We only had a few hours to see Nantes, as it was a stop in between trains, but we did manage to see the Cathedrale St-Pierre-et-St-Paul there, pictured above!  It must have been very recently cleaned, because it was the most shining and ethereally bright of any church we visited.
Also, can we just take a moment to appreciate the incredible thing that is morning light filling a cathedral?  There is nothing else like on this earth - in fact, it doesn't even seem like it could be from this earth, it's so beautiful.
Pictures don't do it justice.  You have to be standing in it; it's just transporting.

So those are a few of the churches we visited in France.  A town doesn't seem to be a proper town in France unless it has at least one awe-inspiring church/cathedral.  In England we somehow didn't seem to stop in quite as many, although there were two towns with incredible cathedrals that we made sure to see.
Salisbury Cathedral is surrounded by a beautiful green park, called the close, which sets it apart a bit from the city.  Interesting fact: it also has the tallest spire in Europe.  I couldn't even fit the whole thing in the photo!
You might think the cathedrals would start to blend together, when you see a whole bunch, but Salisbury definitely stands out.  The use of dark and light stone is so interesting.  (Apparently the darker stone on the pillars is prehistoric rock from the nearby Jurassic coast!)
Check out those supports in the photo on the left.  The spire was added to the cathedral some time after it was built, and caused the building to sink into the ground, so they had to make sure to add supports for the extra weight!

I know, it's a lot of pictures - but we're nearing the end, I promise!  Only look at how lovely the colors on that ceiling are!  After viewing the cathedral, I had a stroll through the cloisters...

 So pretty and peaceful!  This wasn't the only English cloister I saw, however; the other one was at Chester Cathedral...

Much more dark and somber than the airy cloisters at Salisbury.  But then Chester is much further North, so maybe they needed to keep it enclosed to keep warm!

Chester Cathedral itself was quite darker with its brick and very different from other cathedrals we visited on the trip.

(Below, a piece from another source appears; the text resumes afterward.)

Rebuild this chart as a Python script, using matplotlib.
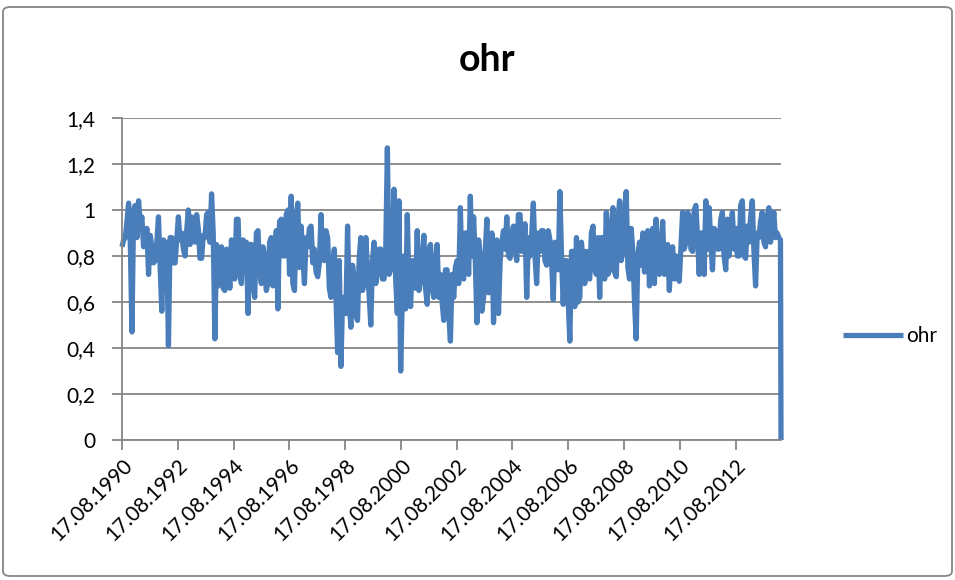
import pandas as pd
import matplotlib
matplotlib.use('Agg')
import matplotlib.pyplot as plt
from matplotlib.ticker import FuncFormatter
from matplotlib.patches import FancyBboxPatch

plt.rcParams['font.family'] = ['Lato', 'DejaVu Sans']

# series, evenly spaced between the first and last date.
# ohr_a: value read at each step, ohr_b: the opposite edge of the band
# at the same step (the weekly data swings between the two)
start_date = '1990-08-17'
last_date = '2014-03-28'
end_date = '2014-04-04'   # final zero value
ohr_a = [
    0.84, 0.88, 1.03, 0.47, 1.02, 1.04, 0.97, 0.86, 0.72, 0.84,
    0.78, 0.97, 0.56, 0.80, 0.41, 0.88, 0.77, 0.97, 0.90, 0.80,
    1.00, 0.97, 0.86, 0.92, 0.79, 0.88, 0.99, 1.07, 0.44, 0.67,
    0.84, 0.65, 0.80, 0.87, 0.70, 0.96, 0.68, 0.79, 0.55, 0.85,
    0.62, 0.91, 0.68, 0.80, 0.68, 0.88, 0.70, 0.57, 0.96, 0.80,
    1.00, 1.06, 0.65, 1.03, 0.93, 0.68, 0.84, 0.93, 0.83, 0.71,
    0.98, 0.78, 0.88, 0.62, 0.83, 0.38, 0.32, 0.62, 0.93, 0.49,
    0.70, 0.52, 0.88, 0.68, 0.74, 0.50, 0.86, 0.73, 0.83, 0.70,
    1.27, 0.74, 1.09, 0.55, 0.30, 0.80, 0.98, 0.58, 0.74, 0.91,
    0.69, 0.89, 0.59, 0.85, 0.62, 0.85, 0.72, 0.52, 0.74, 0.43,
    0.62, 0.78, 1.01, 0.70, 0.90, 1.06, 0.97, 0.51, 0.80, 0.62,
    0.96, 0.70, 0.51, 0.87, 0.78, 0.91, 0.97, 0.79, 0.93, 0.78,
    0.98, 0.84, 0.62, 0.80, 1.03, 0.68, 0.82, 0.91, 0.76, 0.87,
    0.61, 0.80, 1.08, 0.59, 0.78, 0.43, 0.82, 0.88, 0.62, 0.78,
    0.82, 0.70, 0.93, 0.72, 0.62, 0.88, 0.99, 0.74, 1.01, 0.71,
    1.04, 0.82, 1.08, 0.70, 0.82, 0.44, 0.86, 0.90, 0.80, 0.67,
    0.92, 0.96, 0.72, 0.95, 0.74, 0.65, 0.84, 0.80, 0.69, 0.99,
    0.86, 0.97, 0.82, 1.02, 0.72, 0.90, 1.04, 1.01, 0.74, 0.91,
    0.83, 0.99, 0.74, 0.80, 0.99, 0.92, 0.80, 1.04, 0.79, 0.86,
    1.04, 0.67, 0.88, 0.99, 0.84, 1.01, 0.92, 0.88, 0.88,
]
ohr_b = [
    0.87, 0.95, 0.86, 1.00, 0.88, 0.94, 0.84, 0.92, 0.89, 0.77,
    0.86, 0.75, 0.87, 0.86, 0.88, 0.77, 0.87, 0.87, 0.83, 0.91,
    0.85, 0.88, 0.98, 0.79, 0.89, 0.98, 0.86, 0.90, 0.85, 0.80,
    0.66, 0.83, 0.66, 0.72, 0.96, 0.72, 0.87, 0.86, 0.85, 0.68,
    0.90, 0.74, 0.84, 0.65, 0.86, 0.67, 0.91, 0.95, 0.80, 0.98,
    0.72, 0.68, 0.97, 0.75, 0.80, 0.88, 0.92, 0.77, 0.73, 0.77,
    0.79, 0.91, 0.66, 0.76, 0.62, 0.78, 0.62, 0.55, 0.60, 0.76,
    0.54, 0.79, 0.65, 0.88, 0.63, 0.78, 0.68, 0.83, 0.70, 0.82,
    0.72, 0.83, 0.70, 1.04, 0.62, 0.57, 0.67, 0.78, 0.66, 0.65,
    0.78, 0.66, 0.83, 0.66, 0.78, 0.62, 0.60, 0.74, 0.55, 0.72,
    0.75, 0.68, 0.72, 0.90, 0.72, 0.80, 0.78, 0.87, 0.56, 0.82,
    0.64, 0.90, 0.80, 0.55, 0.86, 0.83, 0.80, 0.90, 0.83, 0.98,
    0.82, 0.94, 0.88, 0.89, 0.80, 0.90, 0.91, 0.78, 0.91, 0.78,
    0.86, 0.74, 0.80, 0.78, 0.60, 0.82, 0.58, 0.60, 0.86, 0.68,
    0.72, 0.90, 0.74, 0.88, 0.88, 0.70, 0.72, 0.93, 0.73, 0.95,
    0.78, 1.00, 0.75, 0.92, 0.60, 0.80, 0.76, 0.73, 0.91, 0.82,
    0.68, 0.74, 0.86, 0.72, 0.85, 0.80, 0.70, 0.71, 0.84, 0.83,
    0.99, 0.83, 1.00, 0.88, 0.90, 0.72, 0.83, 0.86, 0.92, 0.83,
    0.96, 0.80, 0.96, 0.92, 0.83, 0.80, 1.02, 0.80, 0.93, 0.97,
    0.82, 0.90, 0.95, 0.86, 0.97, 0.86, 0.99, 0.90, 0.87,
]
ohr_end = 0.0

tick_years = list(range(1990, 2013, 2))
y_ticks = [0, 0.2, 0.4, 0.6, 0.8, 1.0, 1.2, 1.4]

values = [v for pair in zip(ohr_a, ohr_b) for v in pair] + [ohr_end]
dates = pd.date_range(start_date, last_date, periods=len(values) - 1)
dates = dates.append(pd.DatetimeIndex([end_date]))
tick_dates = pd.to_datetime(['17.08.%d' % y for y in tick_years], format='%d.%m.%Y')

grey = '#868686'
blue = '#4A7EBB'

fig = plt.figure(figsize=(9.55, 5.8), dpi=100)
ax = fig.add_axes([122 / 955, 140 / 580, 659 / 955, 322 / 580])

# not clipped, so the first point and the final drop keep their full width
ax.plot(dates, values, color=blue, lw=3.8, solid_joinstyle='round',
        solid_capstyle='butt', label='ohr', clip_on=False)

ax.set_xlim(dates[0], dates[-1])
ax.set_ylim(0, 1.4)
ax.set_yticks(y_ticks)
ax.yaxis.set_major_formatter(FuncFormatter(lambda v, _: ('%g' % round(v, 1)).replace('.', ',')))
ax.set_xticks(tick_dates)
ax.set_xticklabels([d.strftime('%d.%m.%Y') for d in tick_dates],
                   rotation=45, ha='right', rotation_mode='anchor')

ax.yaxis.grid(True, color=grey, lw=1.3)
ax.set_axisbelow(True)
for s in ['top', 'right']:
    ax.spines[s].set_visible(False)
for s in ['left', 'bottom']:
    ax.spines[s].set_color(grey)
    ax.spines[s].set_linewidth(1.3)
ax.tick_params(axis='both', direction='out', length=7, width=1.3, color=grey,
               labelsize=15, pad=4)
ax.tick_params(axis='y', pad=12)

fig.text(487 / 955, 1 - 60 / 580, 'ohr', ha='center', va='center',
         fontsize=27, fontweight='bold')

ax.legend(loc='center left', bbox_to_anchor=(843 / 955, 1 - 336 / 580),
          bbox_transform=fig.transFigure, frameon=False, handlelength=2.9,
          handletextpad=0.15, fontsize=15, borderpad=0, borderaxespad=0)

fig.patches.append(FancyBboxPatch((3 / 955, 4 / 580), 949 / 955, 569 / 580,
                                  boxstyle='round,pad=0,rounding_size=0.008',
                                  transform=fig.transFigure, fill=False,
                                  edgecolor=grey, lw=1.3))

fig.savefig('out.png', dpi=100)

Beautiful tile floor.  You never know what gorgeous detail you're going to find - a floor, a ceiling, a painting or plaque - when you enter a church in Europe.

Chester Cathedral had many, many memorials on the wall that my brother and I found interesting to peruse.  One was a man who had moved to New York in the eighteenth century then moved back to England.  Apparently the "rebels" had stolen all his property.  Oops.  I think that was we Americans.  ;)

This photo (obviously) came out kinda blurry, but I thought it was rather artsy!

It was nice to see the prayer books set out in Chester Cathedral, all ready for the next service - good to see that the cathedral is still primarily a place of prayer.  Although I think that even in the more touristy cathedrals of Europe, they can't help but revert to their original purpose even for the sightseers.

In these soaring spaces, your thoughts and your soul can't help but soar up as well. :) 


  1. Those pictures are gorgeous! I'll be spending my summer in England, at Oxford University, and I can't wait to see some cathedrals for myself.

  2. That is so amazing!! Thanks for sharing with us...and I agree about Easter and new beginnings...I was thinking that in church Sunday morning!!!

  3. A few summers ago I got to sing in Westminster Abbey, Christ Church Cathedral, St. George's Chapel, Wells Cathedral, and Canterbury Cathedral. And I thought all of them were magnificent. But then I got to have a tour of SALISBURY and I was floored. (Alas, I did not get to sing in that one!) You are right when you say it stands out from the rest. What a truly inspiring place!